** Start of Data excerpts **

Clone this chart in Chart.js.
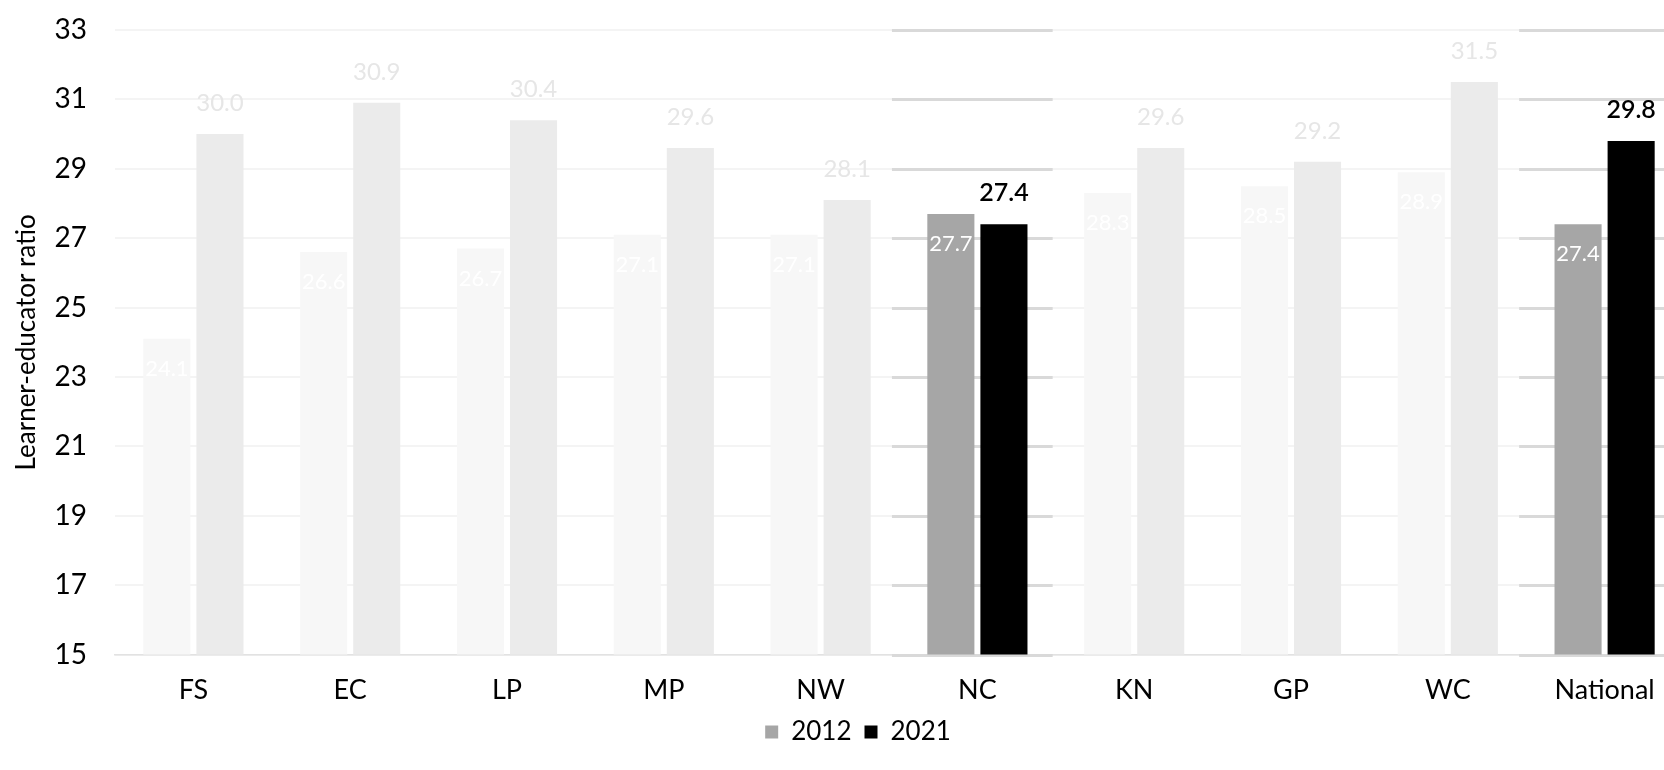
<!DOCTYPE html>
<html>
<head>
<meta charset="utf-8">
<script src="https://cdn.jsdelivr.net/npm/chart.js@4.4.1/dist/chart.umd.min.js"></script>
<style>
  html, body { margin: 0; padding: 0; background: #ffffff; overflow: hidden; }
  #wrap { width: 1716px; height: 770px; }
</style>
</head>
<body>
<div id="wrap"><canvas id="chart" width="1716" height="770"></canvas></div>
<script>
// Learner-educator ratio by province, 2012 vs 2021
const provinces = ['FS', 'EC', 'LP', 'MP', 'NW', 'NC', 'KN', 'GP', 'WC', 'National'];
const ratio2012 = [24.1, 26.6, 26.7, 27.1, 27.1, 27.7, 28.3, 28.5, 28.9, 27.4];
const ratio2021 = [30.0, 30.9, 30.4, 29.6, 28.1, 27.4, 29.6, 29.2, 31.5, 29.8];
const seriesNames = ['2012', '2021'];
const highlighted = ['NC', 'National'];
const yMin = 15, yMax = 33, yStep = 2;

const FONT = 'Lato, "Open Sans", sans-serif';
const strongColors = ['#a6a6a6', '#000000'];
const fadedColors = ['#f7f7f7', '#ebebeb'];
const clear = 'rgba(255,255,255,0)';

const isFocus = (i) => highlighted.includes(provinces[i]);

function barColor(series) {
  return (ctx) => {
    if (ctx.type === 'data' && ctx.dataIndex !== undefined && !isFocus(ctx.dataIndex)) return fadedColors[series];
    return strongColors[series];
  };
}

// darker gridline segments behind the highlighted categories
const focusGrid = {
  id: 'focusGrid',
  beforeDatasetsDraw(chart) {
    const { ctx, scales: { x, y } } = chart;
    const band = x.getPixelForValue(1) - x.getPixelForValue(0);
    ctx.save();
    ctx.strokeStyle = '#d9d9d9';
    ctx.lineWidth = 3;
    provinces.forEach((p, i) => {
      if (!isFocus(i)) return;
      const cx = x.getPixelForValue(i);
      const x0 = cx - band * 0.545;
      const x1 = Math.min(cx + band * 0.48, chart.width);
      y.ticks.forEach(t => {
        const py = Math.round(y.getPixelForValue(t.value)) + 0.5;
        ctx.beginPath();
        ctx.moveTo(x0, py);
        ctx.lineTo(x1, py);
        ctx.stroke();
      });
    });
    ctx.restore();
  }
};

// value labels: 2012 inside the bar top, 2021 above the bar
const valueLabels = {
  id: 'valueLabels',
  afterDatasetsDraw(chart) {
    const { ctx } = chart;
    ctx.save();
    ctx.textAlign = 'center';
    ctx.textBaseline = 'middle';
    chart.data.datasets.forEach((ds, di) => {
      const meta = chart.getDatasetMeta(di);
      meta.data.forEach((bar, i) => {
        const txt = ds.data[i].toFixed(1);
        if (di === 0) {
          ctx.font = '22px ' + FONT;
          ctx.fillStyle = '#ffffff';
          ctx.fillText(txt, bar.x, bar.y + 30);
        } else {
          if (isFocus(i)) {
            ctx.font = '600 25px ' + FONT;
            ctx.fillStyle = '#000000';
          } else {
            ctx.font = '24px ' + FONT;
            ctx.fillStyle = '#e6e6e6';
          }
          ctx.fillText(txt, bar.x, bar.y - 31);
        }
      });
    });
    ctx.restore();
  }
};

new Chart(document.getElementById('chart'), {
  type: 'bar',
  data: {
    labels: provinces,
    datasets: [
      { label: seriesNames[0], data: ratio2012, backgroundColor: barColor(0), borderWidth: 0,
        categoryPercentage: 0.677, barPercentage: 0.887 },
      { label: seriesNames[1], data: ratio2021, backgroundColor: barColor(1), borderWidth: 0,
        categoryPercentage: 0.677, barPercentage: 0.887 }
    ]
  },
  options: {
    responsive: false,
    animation: false,
    devicePixelRatio: 1,
    layout: { padding: { top: 30, right: 33, bottom: 15, left: 33 } },
    plugins: {
      legend: {
        position: 'bottom',
        labels: {
          font: { family: FONT, size: 26 },
          color: '#000000',
          boxWidth: 13,
          boxHeight: 13,
          padding: 13,
          generateLabels: (chart) => chart.data.datasets.map((ds, i) => ({
            text: ds.label,
            fillStyle: strongColors[i],
            strokeStyle: strongColors[i],
            lineWidth: 0,
            hidden: false,
            datasetIndex: i,
            fontColor: '#000000'
          }))
        }
      },
      tooltip: { enabled: false }
    },
    scales: {
      x: {
        grid: { display: true, drawOnChartArea: false, drawTicks: true, tickLength: 19, tickColor: clear, color: clear },
        border: { display: true, color: '#e2e2e2', width: 1.5 },
        ticks: { font: { family: FONT, size: 27 }, color: '#000000', padding: 0, maxRotation: 0 }
      },
      y: {
        min: yMin,
        max: yMax,
        ticks: { stepSize: yStep, font: { family: FONT, size: 28 }, color: '#000000', padding: 0 },
        grid: { color: '#f4f4f4', lineWidth: 2, drawTicks: true, tickLength: 28, tickColor: clear },
        border: { display: false },
        title: {
          display: true,
          text: 'Learner-educator ratio',
          font: { family: FONT, size: 26 },
          color: '#000000',
          padding: { top: -22, bottom: 0 }
        },
        afterFit(scale) { scale.width = 82; }
      }
    }
  },
  plugins: [focusGrid, valueLabels]
});
</script>
</body>
</html>
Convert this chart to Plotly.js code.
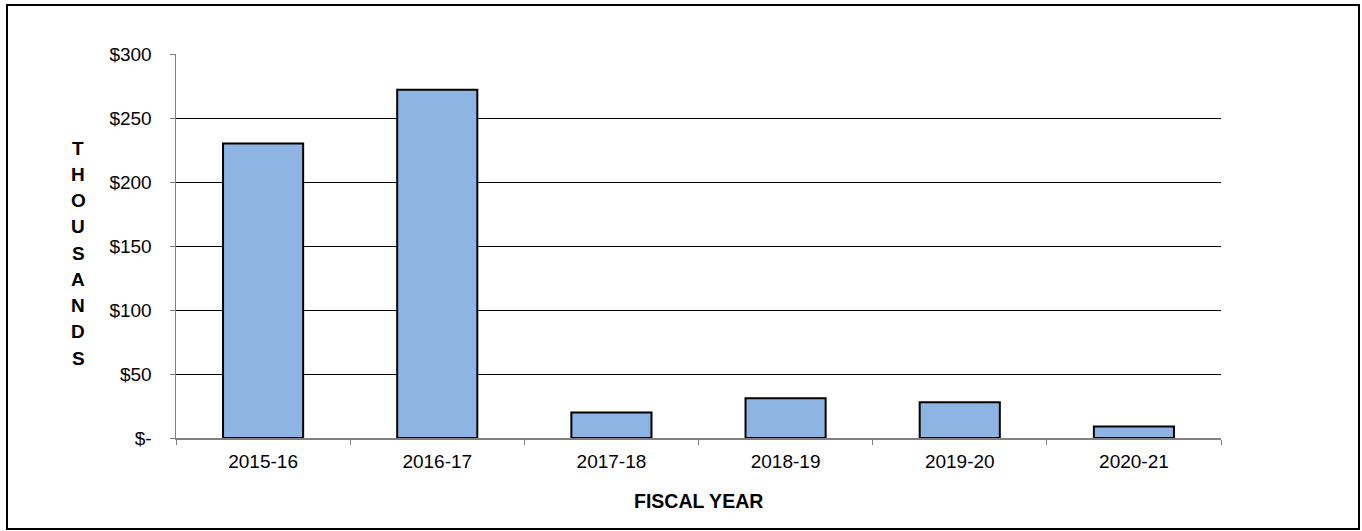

** End of Data excerpts **

*Task*: For each line of the listing that holds the word "this", show that line.

*Result*:
Clone this chart in Chart.js.
Convert this chart to Plotly.js code.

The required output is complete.